Yeah this is new for her. In the year & a half she's been with me, she only ever goes under her wheel to explore (coming back out) or to get away from me


----------



## Hedgieonboard (Nov 15, 2009)

That is a hard one. If mine goes off in the corner of the wheel I go after him quills or not cause I don't want him thinking he can ball up to get his way. I just move the wheel out and talk to him and carefully move my hand under him, once he starts getting lifted he comes out of the ball. I am very gentle with him but I still move him. He doesn't do this often but I don't want him thinking thats the corner to go to if he doesn't want a bath or if he's not wanting out of the cage so I can scrub it lol If yours is just doing it because she enjoys sleeping there though then that should be ok cause she can come out to get her food and everything if she wants


----------



## silvercat (Oct 24, 2008)

Oh I think it's entirely because she's trying to get away. It's a brand new thing. Started Saturday morning & is there again this morning. I think she doesn't like her clean igloo (which has never been a problem before). I took her out this morning to clean the cage & trim her nails, so she knows it's not an escape spot.


----------



## krbshappy71 (Jul 17, 2009)

I would keep handling her regardless of where she's hiding. Gently and consistently. Don't read too much into it, just keep consistently and gently handling her.


----------



## silvercat (Oct 24, 2008)

Yeah I'm gonna go with that. I think she's not liking the clean hut. Any ideas on how to hedgie stink an igloo that the hedgie won't go in? haha


----------



## Hazesti (Jan 19, 2010)

What did you wash her igloo with?
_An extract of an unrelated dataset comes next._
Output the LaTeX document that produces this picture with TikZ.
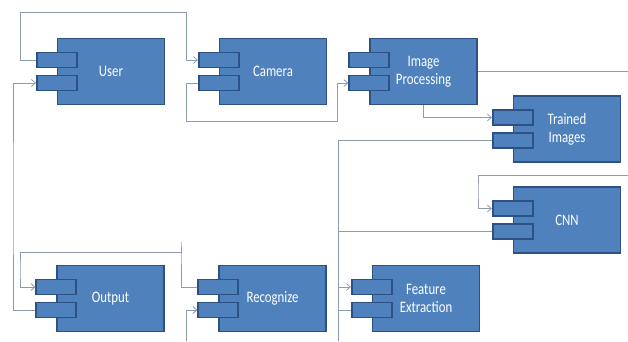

If you use dishwater soap and changed scent, or something like that, it might explain why she doesn't like it all of a sudden.


----------



## silvercat (Oct 24, 2008)

her igloo was dry wiped down. cage floor was done with 50/50 vinegar & water. fabric in the igloo went in the laundry with unscented laundry detergent. the fabric is a shirt, fleece strips & her touque. same stuff as always. i think it's the everything being clean. the tuque & fleece only gets washed every couple weeks (spot cleaned otherwise) when all the liners are dirty. i think she's just being picky about everything being clean (though i've done the full cleans all at once before, but not for a while).


----------



## silvercat (Oct 24, 2008)

She's back in her hidey hut!!!  I know it's silly but does make me feel a lot better.

She got a bath last night, so it may have been that she didn't want to stink up her clean hut? haha

or that after the bath she was playing on/under her cat pillow







& i put her clean touque under there with her, so she got used to the clean smell

or it could just be that she's a hedgehog full or personality and has decided she liks the hidey hut again

either way she's back in it & that makes me feel good 

edit to add: or it could be as I just discovered her wheel tilt had fallen and was sitting on the litter pan, so not turning. Possibly she got mad at the wheel last night for not working & went into the hidey hut


----------



## eyesack (Oct 30, 2009)

Hahaha I can imagine her gettin all huffy at her wheel for not workin! "Grrrr otay, fien! im bored anywai! k bai mister wheel!" :lol: My baby seems very selectively angry too, only at things she sees fit, and when she wants to be, of course.


----------



## silvercat (Oct 24, 2008)

Oh yeah. I think Sunday night she had an argument with the touque she normally sleeps with as it was out of her hut & in the middle of the floor. She also holds a grudge as I cleaned her cage & put the touque back in her hut. When I came back 20 min later it was back in the middle of her cage.


----------



## rainbowcookie (Dec 21, 2009)

What's a touque?


----------



## Kalandra (Aug 25, 2008)

You just have to love these types of personalities. Your little girl's antics made me laugh and reminds me a lot of some of the evenings I have been awakened by Cooper.

I've awakened many times now to him throwing a proper mad hedgehog fit (think huffing, puffing, popping and clicking). Each time has been a different "problem." A problem at least in his mind. The first time it was his sleeping bed. The blanket over his bed had mostly fallen off, he was trying to get it to stay over him and it just wasn't working out.


----------



## silvercat (Oct 24, 2008)

rainbowcookie said:


> What's a touque?


 A winter hat, in Canada we call them toques.











Kalandra said:


> I've awakened many times now to him throwing a proper mad hedgehog fit (think huffing, puffing, popping and clicking).


 I'm always amused when Sylvie wakes herself up and then gives me a dirty look like I did something. It's totally reminiscent of the dog farting & then glaring at the owner & walking away (my folks have an older dog). Or when she decides to suddenly huff for absolutely no reason.

Edit: Changed to a smaller jpg


----------